### Records to use
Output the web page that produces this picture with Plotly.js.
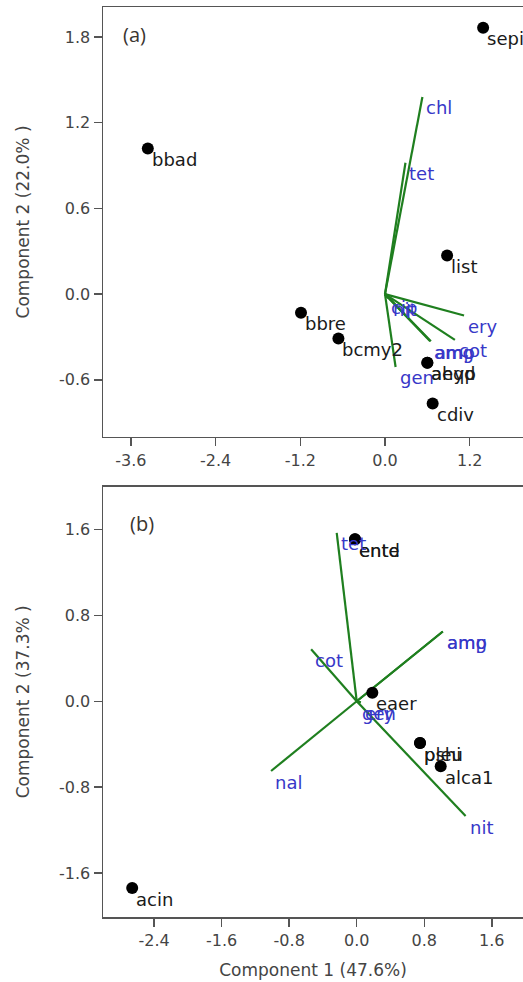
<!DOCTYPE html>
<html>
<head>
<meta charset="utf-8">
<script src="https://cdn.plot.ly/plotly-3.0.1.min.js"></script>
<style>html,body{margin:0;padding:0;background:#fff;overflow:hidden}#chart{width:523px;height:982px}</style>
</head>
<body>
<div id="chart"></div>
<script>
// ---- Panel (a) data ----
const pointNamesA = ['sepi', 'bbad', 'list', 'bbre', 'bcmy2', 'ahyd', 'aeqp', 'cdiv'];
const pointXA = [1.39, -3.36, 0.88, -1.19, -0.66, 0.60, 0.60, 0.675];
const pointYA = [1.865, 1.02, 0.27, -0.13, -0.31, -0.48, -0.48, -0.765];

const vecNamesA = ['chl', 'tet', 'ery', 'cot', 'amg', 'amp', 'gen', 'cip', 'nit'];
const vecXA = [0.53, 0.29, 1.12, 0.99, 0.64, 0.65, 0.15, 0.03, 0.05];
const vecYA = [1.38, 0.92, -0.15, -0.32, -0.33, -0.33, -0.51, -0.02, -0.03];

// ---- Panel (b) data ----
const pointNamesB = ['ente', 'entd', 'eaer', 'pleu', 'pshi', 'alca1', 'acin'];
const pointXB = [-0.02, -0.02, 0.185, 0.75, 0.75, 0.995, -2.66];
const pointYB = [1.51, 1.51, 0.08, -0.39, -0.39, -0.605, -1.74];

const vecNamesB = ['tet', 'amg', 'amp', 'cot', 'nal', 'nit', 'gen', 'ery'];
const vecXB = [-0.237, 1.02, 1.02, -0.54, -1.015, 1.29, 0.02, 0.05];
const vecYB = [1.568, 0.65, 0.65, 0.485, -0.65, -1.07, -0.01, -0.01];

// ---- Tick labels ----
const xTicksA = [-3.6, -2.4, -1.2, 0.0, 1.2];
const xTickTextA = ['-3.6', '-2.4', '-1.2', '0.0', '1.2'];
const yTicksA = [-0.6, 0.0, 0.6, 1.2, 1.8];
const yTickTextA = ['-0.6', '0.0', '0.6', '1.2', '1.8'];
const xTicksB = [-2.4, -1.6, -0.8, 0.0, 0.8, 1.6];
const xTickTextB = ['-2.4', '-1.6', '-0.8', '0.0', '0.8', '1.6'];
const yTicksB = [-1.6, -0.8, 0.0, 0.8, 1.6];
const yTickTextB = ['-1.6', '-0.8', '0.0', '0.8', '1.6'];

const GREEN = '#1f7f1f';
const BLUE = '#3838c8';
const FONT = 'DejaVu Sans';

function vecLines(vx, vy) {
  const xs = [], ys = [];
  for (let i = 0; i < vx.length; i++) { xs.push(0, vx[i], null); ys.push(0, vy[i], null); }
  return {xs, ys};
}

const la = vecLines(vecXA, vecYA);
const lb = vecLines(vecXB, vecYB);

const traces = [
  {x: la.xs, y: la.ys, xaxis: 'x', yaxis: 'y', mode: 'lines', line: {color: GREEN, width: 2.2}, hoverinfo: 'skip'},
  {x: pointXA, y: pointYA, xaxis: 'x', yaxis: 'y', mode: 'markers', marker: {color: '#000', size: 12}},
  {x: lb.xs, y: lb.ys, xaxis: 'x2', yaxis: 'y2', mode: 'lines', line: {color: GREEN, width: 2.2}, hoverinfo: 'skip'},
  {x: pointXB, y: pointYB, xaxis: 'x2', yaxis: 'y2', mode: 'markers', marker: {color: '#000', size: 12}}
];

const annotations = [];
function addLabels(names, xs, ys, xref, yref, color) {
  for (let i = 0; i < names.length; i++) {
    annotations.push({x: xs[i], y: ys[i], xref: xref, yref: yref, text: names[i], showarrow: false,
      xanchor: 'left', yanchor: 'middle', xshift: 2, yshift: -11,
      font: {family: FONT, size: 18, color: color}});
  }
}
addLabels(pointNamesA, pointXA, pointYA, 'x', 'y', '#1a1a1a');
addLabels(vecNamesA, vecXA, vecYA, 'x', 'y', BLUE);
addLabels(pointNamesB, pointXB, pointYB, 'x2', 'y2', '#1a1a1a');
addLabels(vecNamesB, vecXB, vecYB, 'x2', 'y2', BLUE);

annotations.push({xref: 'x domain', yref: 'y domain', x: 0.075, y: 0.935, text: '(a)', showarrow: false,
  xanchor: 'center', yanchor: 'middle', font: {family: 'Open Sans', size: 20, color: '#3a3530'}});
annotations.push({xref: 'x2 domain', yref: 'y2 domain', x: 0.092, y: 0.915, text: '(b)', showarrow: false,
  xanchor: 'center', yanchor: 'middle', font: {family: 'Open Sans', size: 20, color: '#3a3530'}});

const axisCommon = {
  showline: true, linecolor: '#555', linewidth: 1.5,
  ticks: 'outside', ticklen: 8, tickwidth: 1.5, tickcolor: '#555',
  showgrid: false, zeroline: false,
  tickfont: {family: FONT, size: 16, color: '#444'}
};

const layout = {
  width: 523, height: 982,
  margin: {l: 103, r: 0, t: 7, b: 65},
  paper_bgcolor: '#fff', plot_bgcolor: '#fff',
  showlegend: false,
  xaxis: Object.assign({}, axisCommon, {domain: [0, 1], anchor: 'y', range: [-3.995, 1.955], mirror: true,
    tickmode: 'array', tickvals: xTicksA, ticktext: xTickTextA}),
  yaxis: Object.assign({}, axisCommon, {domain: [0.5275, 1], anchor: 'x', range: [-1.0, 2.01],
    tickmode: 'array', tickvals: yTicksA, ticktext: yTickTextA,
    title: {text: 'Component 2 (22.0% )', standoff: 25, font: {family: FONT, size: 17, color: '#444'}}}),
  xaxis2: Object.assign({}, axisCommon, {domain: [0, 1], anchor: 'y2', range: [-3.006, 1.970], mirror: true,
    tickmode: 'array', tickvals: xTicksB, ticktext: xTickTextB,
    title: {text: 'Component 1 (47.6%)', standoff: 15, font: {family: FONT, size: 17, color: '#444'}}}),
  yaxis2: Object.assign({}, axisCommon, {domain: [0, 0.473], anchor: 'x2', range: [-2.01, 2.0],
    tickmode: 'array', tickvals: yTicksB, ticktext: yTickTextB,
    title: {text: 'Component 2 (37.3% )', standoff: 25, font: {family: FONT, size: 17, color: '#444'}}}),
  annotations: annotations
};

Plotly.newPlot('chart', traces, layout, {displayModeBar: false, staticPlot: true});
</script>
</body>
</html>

--

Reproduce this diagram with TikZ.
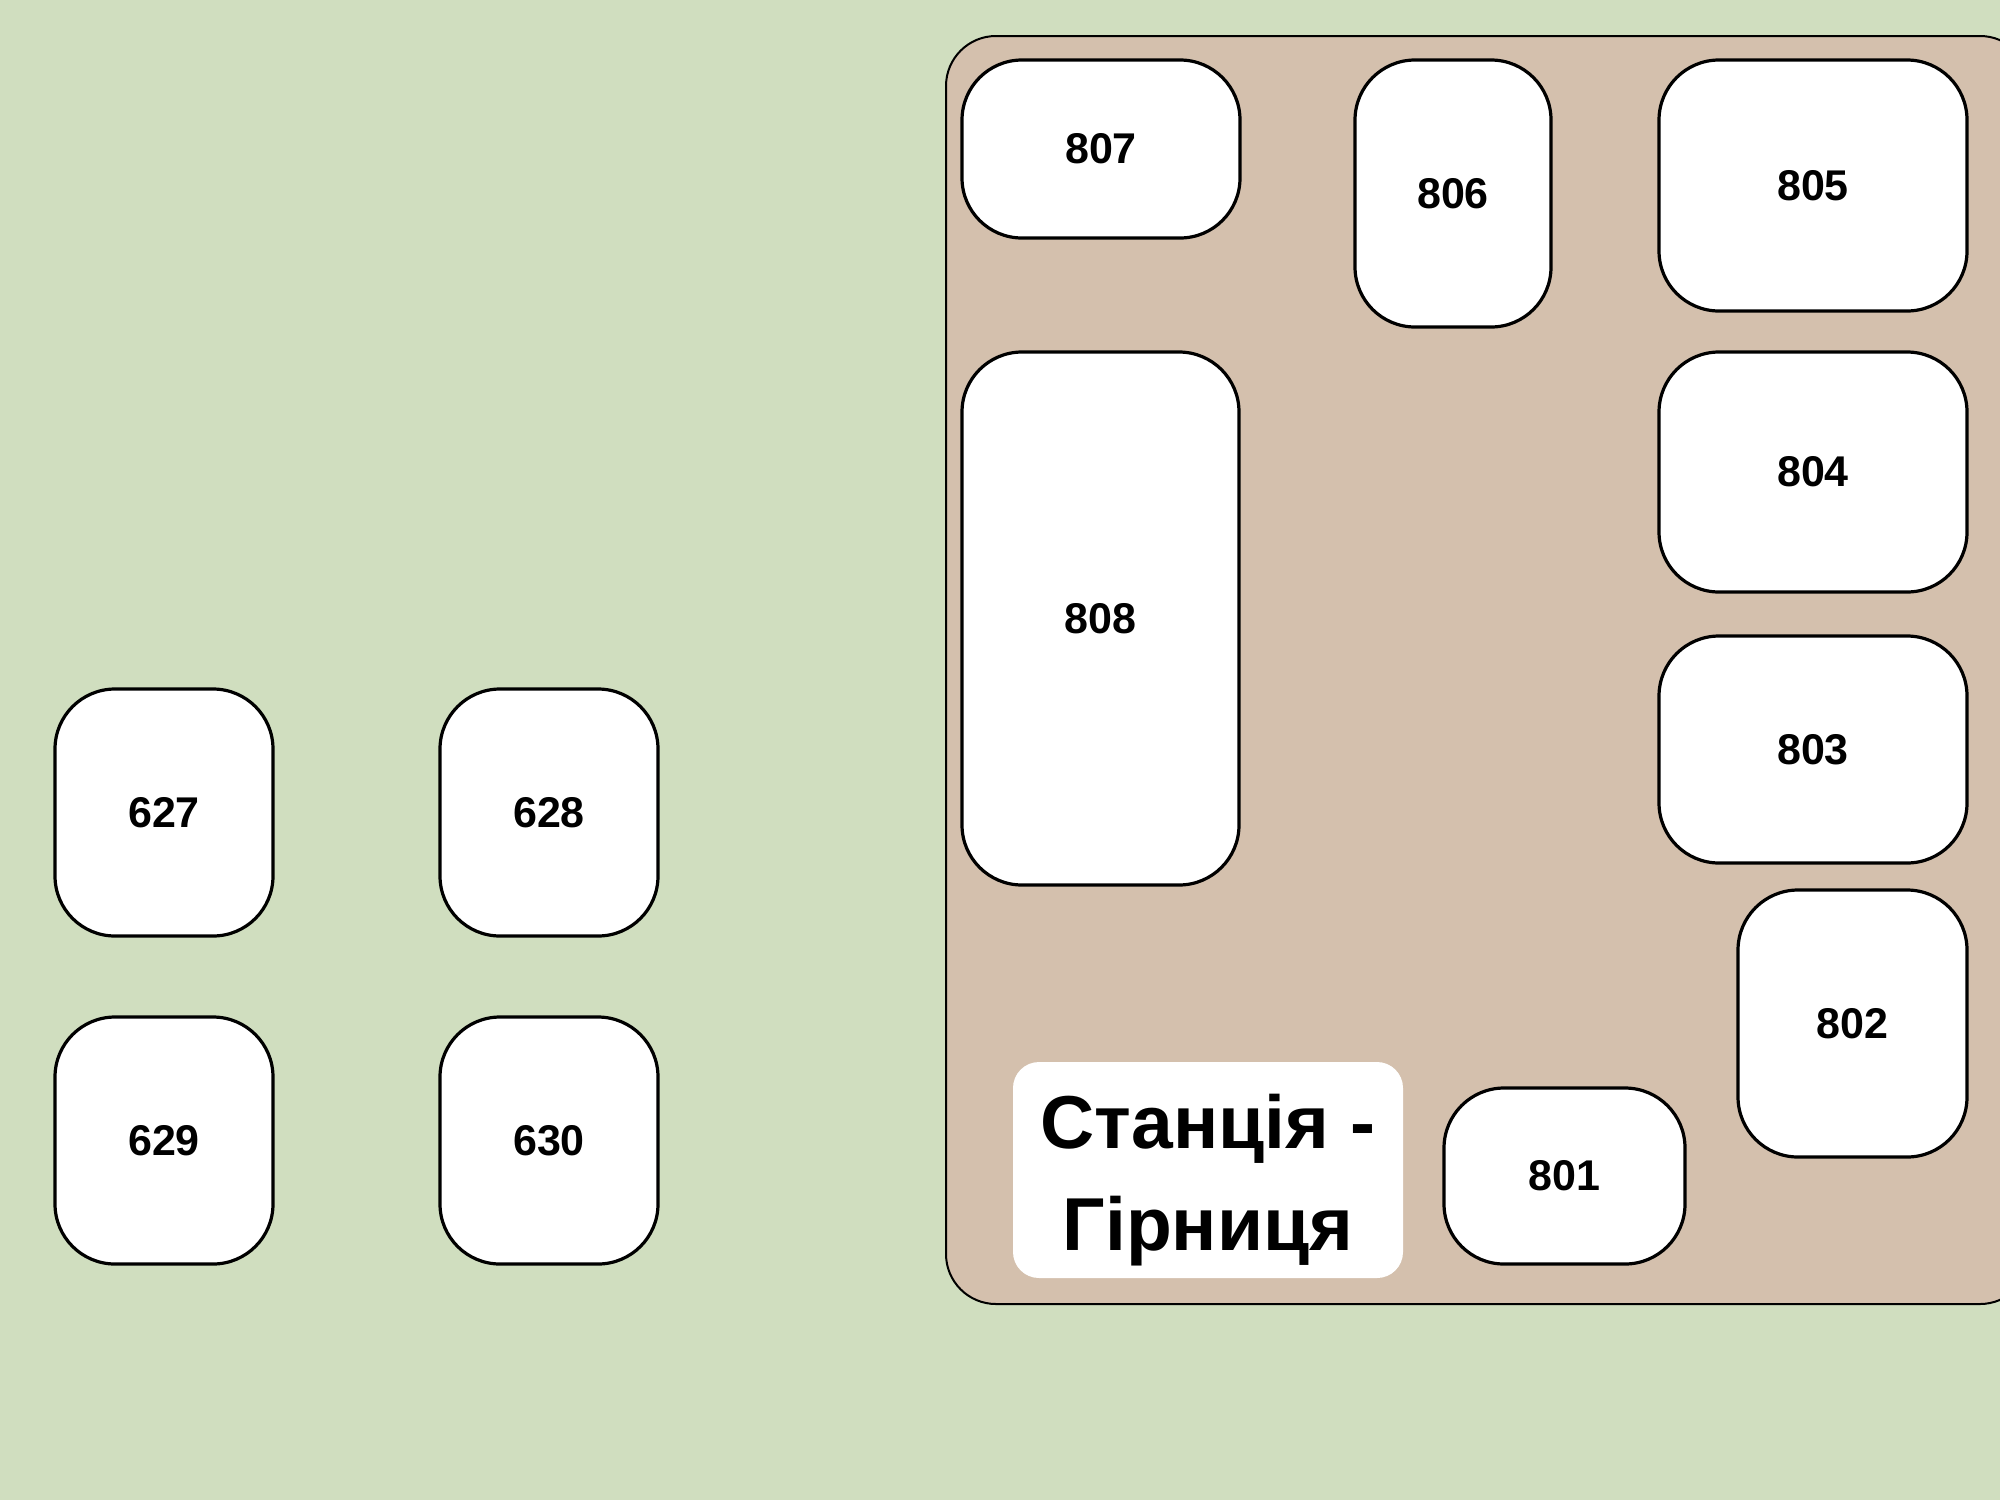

--

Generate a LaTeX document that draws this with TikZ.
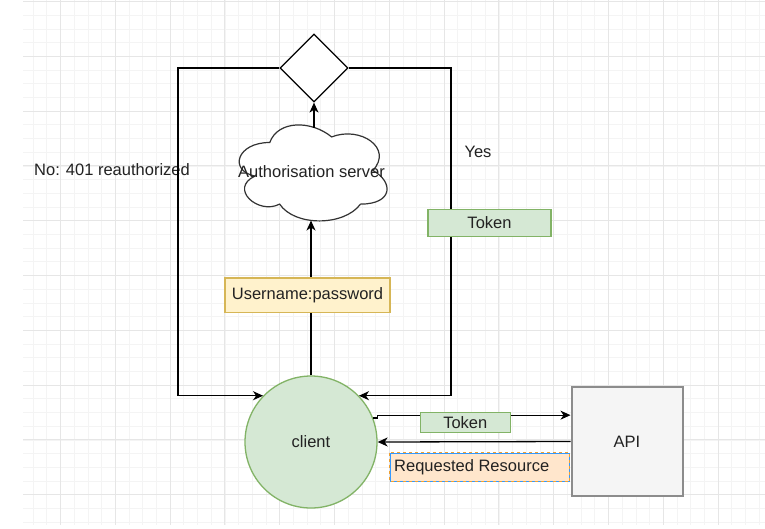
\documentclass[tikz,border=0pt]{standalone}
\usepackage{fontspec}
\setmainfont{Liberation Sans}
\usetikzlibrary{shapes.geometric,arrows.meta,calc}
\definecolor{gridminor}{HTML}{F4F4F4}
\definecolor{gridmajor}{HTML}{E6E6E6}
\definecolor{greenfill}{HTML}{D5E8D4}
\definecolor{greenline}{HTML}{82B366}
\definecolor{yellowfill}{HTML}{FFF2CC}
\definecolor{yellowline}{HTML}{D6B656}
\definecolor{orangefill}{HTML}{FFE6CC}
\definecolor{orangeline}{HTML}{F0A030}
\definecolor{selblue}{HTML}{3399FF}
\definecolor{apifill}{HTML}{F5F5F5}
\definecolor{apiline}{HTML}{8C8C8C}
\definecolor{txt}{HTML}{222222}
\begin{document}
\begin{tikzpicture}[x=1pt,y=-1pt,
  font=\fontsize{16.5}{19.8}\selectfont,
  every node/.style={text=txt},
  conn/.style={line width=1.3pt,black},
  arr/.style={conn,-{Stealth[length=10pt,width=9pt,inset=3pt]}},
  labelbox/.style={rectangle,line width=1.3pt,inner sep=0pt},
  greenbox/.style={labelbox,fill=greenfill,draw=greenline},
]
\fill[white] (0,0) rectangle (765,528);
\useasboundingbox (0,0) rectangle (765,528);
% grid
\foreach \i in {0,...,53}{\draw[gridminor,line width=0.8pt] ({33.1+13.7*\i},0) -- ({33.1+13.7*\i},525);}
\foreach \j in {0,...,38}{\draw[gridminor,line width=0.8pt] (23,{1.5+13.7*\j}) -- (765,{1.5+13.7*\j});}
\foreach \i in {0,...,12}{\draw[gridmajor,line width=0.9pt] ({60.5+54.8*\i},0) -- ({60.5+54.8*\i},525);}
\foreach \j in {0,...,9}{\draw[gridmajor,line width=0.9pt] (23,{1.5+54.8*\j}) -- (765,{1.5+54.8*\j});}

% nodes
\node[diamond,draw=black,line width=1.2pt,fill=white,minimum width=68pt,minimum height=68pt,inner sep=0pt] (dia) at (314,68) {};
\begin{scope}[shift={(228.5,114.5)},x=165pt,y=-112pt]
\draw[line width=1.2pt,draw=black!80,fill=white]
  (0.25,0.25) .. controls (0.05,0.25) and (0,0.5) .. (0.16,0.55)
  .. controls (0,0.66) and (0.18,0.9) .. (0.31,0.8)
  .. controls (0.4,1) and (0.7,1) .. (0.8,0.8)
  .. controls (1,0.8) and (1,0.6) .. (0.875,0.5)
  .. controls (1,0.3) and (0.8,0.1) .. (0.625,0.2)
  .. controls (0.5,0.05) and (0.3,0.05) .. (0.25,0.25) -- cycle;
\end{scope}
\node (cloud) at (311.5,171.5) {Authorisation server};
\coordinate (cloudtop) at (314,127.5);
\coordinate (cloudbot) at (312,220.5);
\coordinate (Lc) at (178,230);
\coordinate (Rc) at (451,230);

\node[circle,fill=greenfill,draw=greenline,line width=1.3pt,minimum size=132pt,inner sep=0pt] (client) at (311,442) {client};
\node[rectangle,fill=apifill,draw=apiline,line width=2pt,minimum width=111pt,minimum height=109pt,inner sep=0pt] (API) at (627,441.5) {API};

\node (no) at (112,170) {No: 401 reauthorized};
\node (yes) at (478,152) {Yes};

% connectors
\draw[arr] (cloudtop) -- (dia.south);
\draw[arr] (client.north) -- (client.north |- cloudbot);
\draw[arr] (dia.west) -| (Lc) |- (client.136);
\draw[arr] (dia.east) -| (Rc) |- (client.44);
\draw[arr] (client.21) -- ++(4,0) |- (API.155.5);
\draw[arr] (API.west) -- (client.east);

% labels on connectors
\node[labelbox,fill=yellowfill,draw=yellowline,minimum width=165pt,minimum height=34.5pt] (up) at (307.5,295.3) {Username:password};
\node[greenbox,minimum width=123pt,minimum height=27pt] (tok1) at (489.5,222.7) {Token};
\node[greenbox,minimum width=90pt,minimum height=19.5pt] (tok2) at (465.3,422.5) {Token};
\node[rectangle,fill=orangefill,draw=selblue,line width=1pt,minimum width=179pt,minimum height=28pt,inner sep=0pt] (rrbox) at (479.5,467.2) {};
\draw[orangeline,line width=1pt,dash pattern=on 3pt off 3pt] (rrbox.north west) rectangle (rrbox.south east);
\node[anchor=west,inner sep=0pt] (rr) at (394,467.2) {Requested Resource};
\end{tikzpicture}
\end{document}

### Aim
Check each line of the records above for the word "this", then give the number of lines that have it, with no other words.

### Task answer
3